Thank You Tony Beugelsdijk

By Alan E. Fletcher, Ph.D.

June 24, 2019
As part of its mission, SLAS seeks to leverage life sciences technology and discovery for scientific advancement. The Society wants to energize talented individuals and connect them with others to do great things. Since its beginnings, a huge part of that endeavor has been to integrate newer, younger professionals into all SLAS does, especially at its conferences.


No one modeled the power of encouragement better than co-founder Tony Beugelsdijk. When he passed away in August 2009, an existing travel awards initiative was renamed the Tony B. Academic Travel Award the next year to ensure his passion lived on by recognizing up-and-coming researchers who have demonstrated outstanding achievement in laboratory science and technology. To date, 469 students, graduate students, post-doctoral associates and junior faculty have been given the opportunity to further advance in the field by receiving funding and access to participate fully in SLAS conferences. This program has greatly impacted SLAS’s success.

Santosh

One of these Tony B. Award winners is Santosh Paidi of Johns Hopkins University. Paidi received his award to attend SLAS2018 where he put his time and energy to good use by presenting “Label-Free Raman Spectroscopy for Rapid Identification of Biologics” at the inaugural SLAS Ignite Academic Theater. His presentation sparked many conversations and opened opportunities for collaboration. It also helped him earn the 2018 SLAS Graduate Education Fellowship Grant, another way SLAS supports its young researchers.

Paidi attended SLAS2019, once again as a Tony B. Academic Travel Award winner. This time, his work was tapped for a podium presentation in the Assay Development and Screening Track. “Mechanical Trap Surface-Enhanced Raman Spectroscopy for Live Three-Dimensional Molecular Imaging of Single Cells” underscores the potential of MT-SERS to furnish biologically interpretable and quantitative molecular maps, and therefore also opens the door for the elucidation of intercellular variability in normal and diseased cell populations.

Antra

Another example of the program’s impact is Antra Ganguly, a doctoral student at The University of Texas at Dallas, who received a Tony B. Award for SLAS2019. Ganguly says it was an honor to receive a prestigious Tony B. Award and “all the amazing hospitality that came along with it. The SLAS machinery operates smoothly, and everyone seems ready to run the extra mile to make it a memorable experience for those attending and participating in the event.”

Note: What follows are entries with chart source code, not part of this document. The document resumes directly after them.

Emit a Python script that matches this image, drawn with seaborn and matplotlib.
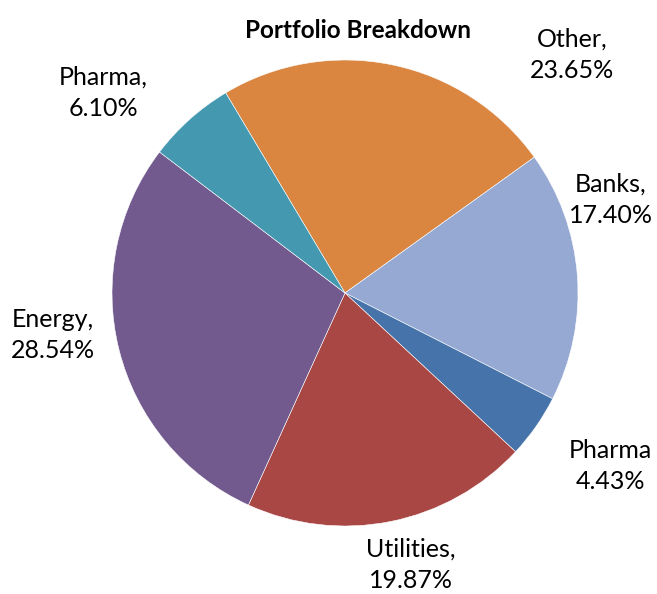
import matplotlib
matplotlib.use("Agg")
import matplotlib.pyplot as plt
import seaborn as sns

# ---- data ----
sectors = ["Other", "Banks", "Pharma", "Utilities", "Energy", "Pharma"]
shares = [23.65, 17.40, 4.43, 19.87, 28.54, 6.10]
# label text as shown (the small Pharma slice has no comma)
label_names = ["Other,", "Banks,", "Pharma", "Utilities,", "Energy,", "Pharma,"]
colors = ["#DA8641", "#95A9D3", "#4674AA", "#A94745", "#725A8E", "#4499B1"]

# label centres in pixels (x from left, y from top) of a 657x594 canvas
label_px = [(572, 55), (611, 200), (610, 466), (411, 565), (53, 335), (103, 93)]

sns.set_theme(style="white")
plt.rcParams['font.family'] = ['Lato', 'DejaVu Sans']

W, H = 657, 594
fig = plt.figure(figsize=(W / 100, H / 100), dpi=100)

# pie centre at (345, 293) px, radius 233 px
cx, cy, r = 345, 293, 233
ax = fig.add_axes([(cx - r) / W, 1 - (cy + r) / H, 2 * r / W, 2 * r / H])
ax.pie(shares, colors=colors, startangle=120.8, counterclock=False,
       wedgeprops=dict(edgecolor='white', linewidth=0.4))
ax.set_xlim(-1, 1)
ax.set_ylim(-1, 1)
ax.set_aspect('equal')
ax.axis('off')

for name, val, (px, py) in zip(label_names, shares, label_px):
    fig.text(px / W, 1 - py / H, f"{name}\n{val:.2f}%", ha='center', va='center',
             fontsize=18, linespacing=1.45, color='black')

fig.text(358 / W, 1 - 30 / H, "Portfolio Breakdown", ha='center', va='center',
         fontsize=17.5, fontweight='bold', color='black')

fig.savefig('out.png', dpi=100)
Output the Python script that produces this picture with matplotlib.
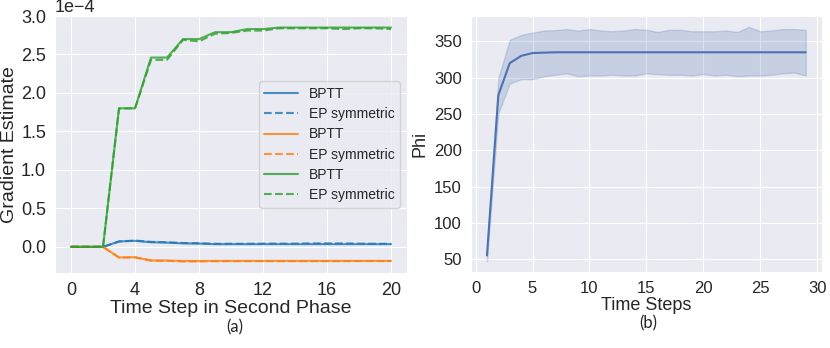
import matplotlib
matplotlib.use("Agg")
import matplotlib.pyplot as plt
import seaborn as sns
import numpy as np

sns.set_style("darkgrid")
plt.rcParams['font.family'] = ['Liberation Sans', 'DejaVu Sans']

# ---------------- panel (a): gradient estimates (units of 1e-4) ----------------
steps_a = list(range(21))
bptt_blue = [0, 0, 0, 0.07, 0.078, 0.06, 0.055, 0.045, 0.042, 0.035, 0.035, 0.035,
             0.035, 0.035, 0.035, 0.035, 0.035, 0.035, 0.035, 0.035, 0.035]
ep_blue = [0, 0, 0, 0.07, 0.082, 0.065, 0.06, 0.05, 0.047, 0.04, 0.04, 0.04,
           0.042, 0.042, 0.042, 0.045, 0.045, 0.045, 0.042, 0.04, 0.04]
bptt_orange = [0, 0, 0, -0.138, -0.135, -0.177, -0.178, -0.184, -0.184, -0.183, -0.183, -0.183,
               -0.183, -0.183, -0.183, -0.183, -0.183, -0.183, -0.183, -0.183, -0.183]
ep_orange = [0, 0, 0, -0.14, -0.137, -0.18, -0.182, -0.19, -0.19, -0.187, -0.186, -0.186,
             -0.186, -0.186, -0.186, -0.186, -0.186, -0.186, -0.185, -0.185, -0.185]
bptt_green = [0, 0, 0, 1.80, 1.80, 2.46, 2.46, 2.70, 2.70, 2.79, 2.79, 2.83,
              2.83, 2.85, 2.85, 2.85, 2.85, 2.85, 2.85, 2.85, 2.85]
ep_green = [0, 0, 0, 1.80, 1.80, 2.43, 2.43, 2.69, 2.67, 2.77, 2.78, 2.81,
            2.81, 2.84, 2.84, 2.84, 2.84, 2.83, 2.84, 2.84, 2.83]

# ---------------- panel (b): Phi over time steps ----------------
steps_b = list(range(1, 30))
phi_mean = [55, 276, 320, 330, 334, 334.5, 335, 335, 335, 335, 335, 335, 335, 335, 335,
            335, 335, 335, 335, 335, 335, 335, 335, 335, 335, 335, 335, 335, 335]
phi_upper = [57, 300, 352, 359, 362, 365, 365.5, 367, 365, 367, 365, 364, 365, 367, 366,
             363, 366, 366, 364, 364, 364, 365, 363, 370, 364, 365, 367, 367, 366]
phi_lower = [47, 251, 292, 298, 298, 302, 304, 306, 302, 303, 303, 304, 303, 303, 306,
             305, 304, 304, 303, 305, 303, 304, 302, 303, 303, 304, 306, 307, 303]

fig = plt.figure(figsize=(8.3, 3.48), dpi=100)
ax1 = fig.add_axes([0.0663, 0.2155, 0.4241, 0.7385])
ax2 = fig.add_axes([0.5675, 0.2192, 0.4225, 0.7348])

colors = ['tab:blue', 'tab:orange', 'tab:green']
pairs = [(bptt_blue, ep_blue), (bptt_orange, ep_orange), (bptt_green, ep_green)]
scale = 1e-4
for c, (b, e) in zip(colors, pairs):
    ax1.plot(steps_a, np.array(b) * scale, color=c, lw=1.5, alpha=0.8, label='BPTT')
    ax1.plot(steps_a, np.array(e) * scale, color=c, lw=1.5, alpha=0.8, ls='--', label='EP symmetric')

ax1.set_xlim(-1.0, 21.0)
ax1.set_ylim(-0.34e-4, 3.0e-4)
ax1.set_xticks([0, 4, 8, 12, 16, 20])
ax1.set_yticks(np.arange(0, 3.01, 0.5) * scale)
ax1.ticklabel_format(style='sci', axis='y', scilimits=(0, 0))
ax1.tick_params(labelsize=13, pad=3)
ax1.yaxis.get_offset_text().set_fontsize(13)
ax1.set_xlabel('Time Step in Second Phase', fontsize=14, labelpad=1)
ax1.set_ylabel('Gradient Estimate', fontsize=14, labelpad=2)
ax1.legend(loc='center right', fontsize=10, handlelength=2.4, labelspacing=0.45)

ax2.fill_between(steps_b, phi_lower, phi_upper, color='#4c72b0', alpha=0.22, lw=1)
ax2.plot(steps_b, phi_mean, color='#4c72b0', lw=1.5)
ax2.set_xlim(-0.4, 30.4)
ax2.set_ylim(32.6, 385)
ax2.set_xticks([0, 5, 10, 15, 20, 25, 30])
ax2.set_yticks([50, 100, 150, 200, 250, 300, 350])
ax2.tick_params(labelsize=12, pad=3)
ax2.set_xlabel('Time Steps', fontsize=13, labelpad=1)
ax2.set_ylabel('Phi', fontsize=13, labelpad=4)

fig.text(0.283, 0.06, '(a)', ha='center', va='center', fontsize=12, family='Lato')
fig.text(0.781, 0.07, '(b)', ha='center', va='center', fontsize=12, family='Lato')

fig.savefig('out.png', dpi=100, facecolor='white')
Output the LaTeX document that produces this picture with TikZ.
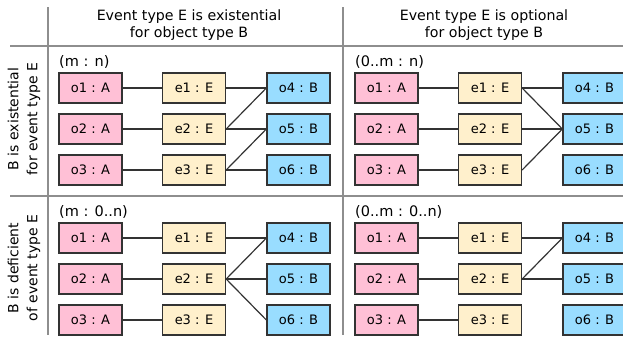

She took full advantage of the opportunities offered her and was one of three winners of the SLAS2019 Student Poster Competition for “A Passively Addressable Electrochemical Sensor for the Detection of Chloride Ion Levels in Ultralow Volumes of Perspired Human Sweat.”

Ganguly’s team developed an electrochemical chloride sensor that is passively addressable and conveniently eliminates the need to obtain and collect considerable volumes of sweat for sensing (by physical exercise or by chemical or electrical stimulation of the sweat glands), allowing reliable real-time measurement of chloride ion concentration in ultra-low volumes (1-3 microliters) of human sweat.

Chow

And, then there is Edward Kai-Hua Chow, Cancer Science Institute of Singapore, National University of Singapore, KYAN Therapeutics and SLAS Technology editor-in-chief. Chow says his first SLAS conference was as an SLAS Tony B. Academic Travel Award winner. It was also where he first learned "SLAS is one of few places where there is a strong mix and interaction between industry and academia – a truly collaborative and interactive spirit."

Chow has accomplished much in his career. Among his most recent publications is a commentary in the February 2019 issue of SLAS Technology, “Artificial Intelligence-Driven Designer Drug Combinations: From Drug Development to Personalized Medicine.” In this piece, Chow and co-author Masturah Bte Mohd Abdul Rashid look at a study recently published in Science Translational Medicine. Specifically, they explore how the quadratic phenotypic optimization platform (QPOP) was applied toward multiple myeloma and demonstrates the potential for applications of QPOP toward improving therapeutic regimen design and personalized medicine. Mohd Abdul Rashid was an SLAS Tony B. Award winner at SLAS2016, where she was one of three winners of the SLAS2016 Student Poster Competition.

The list goes on and on. SLAS is committed to placing these up-and-comers in situations where they can obtain what they need to further build their careers. Whether it’s an introduction to a new facet of the scientific work they’ve already been exposed to or an introduction to an accomplished professional who further models success for them, the Tony B. Academic Travel Award gets it done.

I believe Tony Beugelsdijk would be proud.